A key file and a cert file will be generated. They will be used in the next part of the guide.

Using nginx

We will need an nginx server to serve the certificate and enable SSL.

Add the following config file to your nginx/conf.d directory, or mount it to a volume together with the cert and key if you are using nginx in docker.

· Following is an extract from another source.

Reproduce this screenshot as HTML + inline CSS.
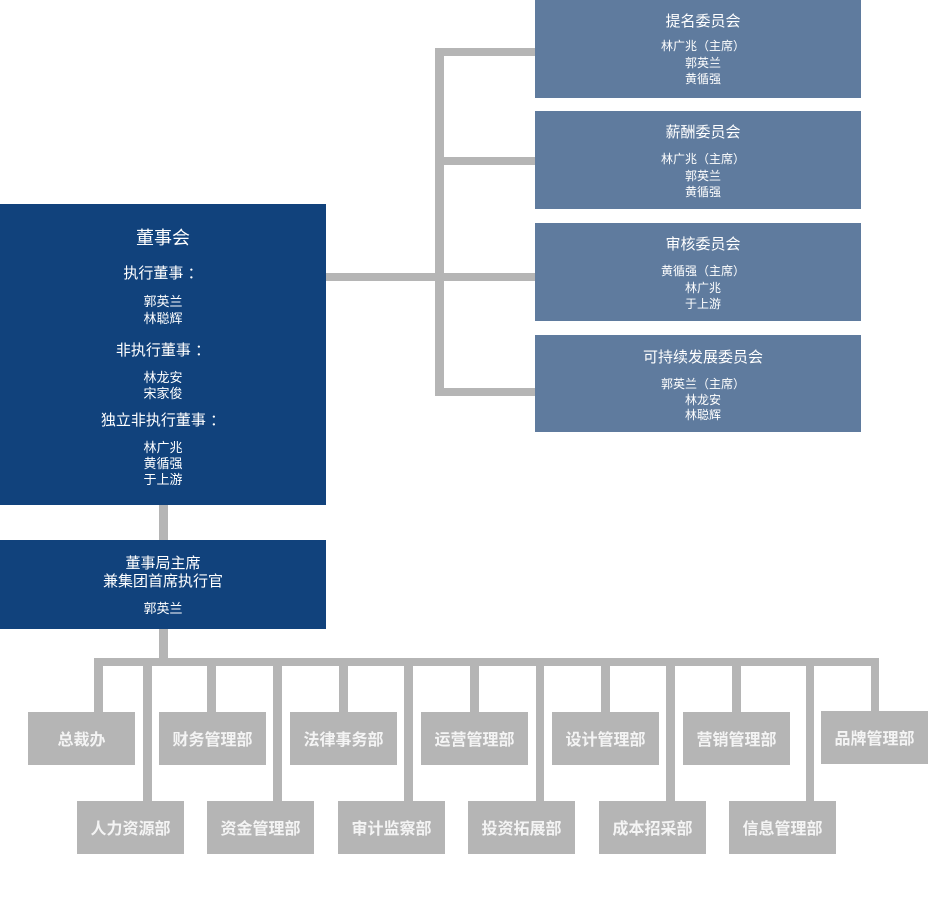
<!DOCTYPE html>
<html><head><meta charset="utf-8"><style>
body{margin:0;width:929px;height:901px;position:relative;background:#fff;overflow:hidden;font-family:"Liberation Sans","Noto Sans CJK SC","WenQuanYi Zen Hei",sans-serif;color:#fff}
div{position:absolute}
.g{background:#b5b5b5}
.b{background:#11427c}
.c{background:#5f7b9e}
.t{left:0;right:0;text-align:center;line-height:1;white-space:nowrap}
.c .t{left:10px}
.d{background:#b5b5b5;width:107px;height:53px;line-height:57px;text-align:center;font-size:16px;font-weight:bold;color:#f4f4f4}
</style></head><body>
<div class="g" style="left:326px;top:273px;width:209px;height:8px"></div>
<div class="g" style="left:435px;top:48px;width:9px;height:348px"></div>
<div class="g" style="left:435px;top:48px;width:100px;height:8px"></div>
<div class="g" style="left:435px;top:157px;width:100px;height:8px"></div>
<div class="g" style="left:435px;top:388px;width:100px;height:8px"></div>
<div class="g" style="left:159px;top:505px;width:9px;height:35px"></div>
<div class="g" style="left:159px;top:629px;width:9px;height:30px"></div>
<div class="g" style="left:94px;top:658px;width:785px;height:8px"></div>
<div class="g" style="left:94px;top:658px;width:9px;height:54px"></div>
<div class="g" style="left:207px;top:658px;width:9px;height:54px"></div>
<div class="g" style="left:339px;top:658px;width:9px;height:54px"></div>
<div class="g" style="left:470px;top:658px;width:9px;height:54px"></div>
<div class="g" style="left:601px;top:658px;width:9px;height:54px"></div>
<div class="g" style="left:732px;top:658px;width:9px;height:54px"></div>
<div class="g" style="left:871px;top:658px;width:8px;height:54px"></div>
<div class="g" style="left:143px;top:658px;width:9px;height:143px"></div>
<div class="g" style="left:273px;top:658px;width:9px;height:143px"></div>
<div class="g" style="left:404px;top:658px;width:9px;height:143px"></div>
<div class="g" style="left:536px;top:658px;width:8px;height:143px"></div>
<div class="g" style="left:666px;top:658px;width:9px;height:143px"></div>
<div class="g" style="left:806px;top:658px;width:8px;height:143px"></div>

<div class="b" style="left:0;top:204px;width:326px;height:301px">
<div class="t" style="top:25px;font-size:18px">董事会</div>
<div class="t" style="top:62px;font-size:15px">执行董事 ：</div>
<div class="t" style="top:91px;font-size:13px">郭英兰</div>
<div class="t" style="top:108px;font-size:13px">林聪辉</div>
<div class="t" style="top:139px;font-size:15px">非执行董事 ：</div>
<div class="t" style="top:167px;font-size:13px">林龙安</div>
<div class="t" style="top:183px;font-size:13px">宋家俊</div>
<div class="t" style="top:209px;font-size:15px">独立非执行董事 ：</div>
<div class="t" style="top:237px;font-size:13px">林广兆</div>
<div class="t" style="top:253px;font-size:13px">黄循强</div>
<div class="t" style="top:269px;font-size:13px">于上游</div>
</div>
<div class="b" style="left:0;top:540px;width:326px;height:89px">
<div class="t" style="top:16px;font-size:15px">董事局主席</div>
<div class="t" style="top:34px;font-size:15px">兼集团首席执行官</div>
<div class="t" style="top:62px;font-size:13px">郭英兰</div>
</div>

<div class="c" style="left:535px;top:0;width:326px;height:98px">
<div class="t" style="top:14px;font-size:15px">提名委员会</div>
<div class="t" style="top:40px;font-size:12px">林广兆（主席）</div>
<div class="t" style="top:57px;font-size:12px">郭英兰</div>
<div class="t" style="top:73px;font-size:12px">黄循强</div>
</div>
<div class="c" style="left:535px;top:111px;width:326px;height:98px">
<div class="t" style="top:14px;font-size:15px">薪酬委员会</div>
<div class="t" style="top:42px;font-size:12px">林广兆（主席）</div>
<div class="t" style="top:59px;font-size:12px">郭英兰</div>
<div class="t" style="top:75px;font-size:12px">黄循强</div>
</div>
<div class="c" style="left:535px;top:223px;width:326px;height:98px">
<div class="t" style="top:14px;font-size:15px">审核委员会</div>
<div class="t" style="top:42px;font-size:12px">黄循强（主席）</div>
<div class="t" style="top:59px;font-size:12px">林广兆</div>
<div class="t" style="top:75px;font-size:12px">于上游</div>
</div>
<div class="c" style="left:535px;top:335px;width:326px;height:97px">
<div class="t" style="top:15px;font-size:15px">可持续发展委员会</div>
<div class="t" style="top:43px;font-size:12px">郭英兰（主席）</div>
<div class="t" style="top:59px;font-size:12px">林龙安</div>
<div class="t" style="top:74px;font-size:12px">林聪辉</div>
</div>

<div class="d" style="left:28px;top:712px">总裁办</div>
<div class="d" style="left:159px;top:712px">财务管理部</div>
<div class="d" style="left:290px;top:712px">法律事务部</div>
<div class="d" style="left:421px;top:712px">运营管理部</div>
<div class="d" style="left:552px;top:712px">设计管理部</div>
<div class="d" style="left:683px;top:712px">营销管理部</div>
<div class="d" style="left:821px;top:711px">品牌管理部</div>
<div class="d" style="left:77px;top:801px">人力资源部</div>
<div class="d" style="left:207px;top:801px">资金管理部</div>
<div class="d" style="left:338px;top:801px">审计监察部</div>
<div class="d" style="left:468px;top:801px">投资拓展部</div>
<div class="d" style="left:599px;top:801px">成本招采部</div>
<div class="d" style="left:729px;top:801px">信息管理部</div>
</body></html>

The examples below show the nginx config files for nginx in host and nginx in docker.

server {
  listen       443 ssl;
  server_name  {SUBDOMAIN}.{PROJECT_NAME}.authgear.cloud;

  ssl_certificate      /path/to/your/cert;
  ssl_certificate_key  /path/to/your/key;

  location / {
    # Change it to your service endpoint
    proxy_pass http://127.0.0.1:3000;
    proxy_set_header Host $host;

    auth_request /_auth;
    auth_request_set $x_authgear_session_valid $upstream_http_x_authgear_session_valid;
    auth_request_set $x_authgear_user_id $upstream_http_x_authgear_user_id;
    auth_request_set $x_authgear_user_anonymous $upstream_http_x_authgear_user_anonymous;
    auth_request_set $x_authgear_user_verified $upstream_http_x_authgear_user_verified;
    auth_request_set $x_authgear_session_acr $upstream_http_x_authgear_session_acr;
    auth_request_set $x_authgear_session_amr $upstream_http_x_authgear_session_amr;
    auth_request_set $x_authgear_session_authenticated_at $upstream_http_x_authgear_session_authenticated_at;
    auth_request_set $x_authgear_user_can_reauthenticate $upstream_http_x_authgear_user_can_reauthenticate;

    proxy_set_header x-authgear-session-valid $x_authgear_session_valid;
    proxy_set_header x-authgear-user-id $x_authgear_user_id;
    proxy_set_header x-authgear-user-anonymous $x_authgear_user_anonymous;
    proxy_set_header x-authgear-user-verified $x_authgear_user_verified;
    proxy_set_header x-authgear-session-acr $x_authgear_session_acr;
    proxy_set_header x-authgear-session-amr $x_authgear_session_amr;
    proxy_set_header x-authgear-session-authenticated-at $x_authgear_session_authenticated_at;
    proxy_set_header x-authgear-user-can-reauthenticate $x_authgear_user_can_reauthenticate;
  }

  location /_auth {
    internal;
    resolver 8.8.8.8;
    set $resolver https://{PROJECT_NAME}.authgear.cloud/_resolver/resolve;
    proxy_pass $resolver;
    proxy_pass_request_body off;
    proxy_set_header Content-Length "";
  }
}

In the above examples, nginx will also authenticate requests by creating sub-requests to the Authgear internal endpoint. You can learn more here.

Finish

Now visit the website through https://<yourapp>.authgear.cloud, and the browser will be able to send requests with the authorization cookies.

For implementing login and logout logic in your website, please refer to Web SDK.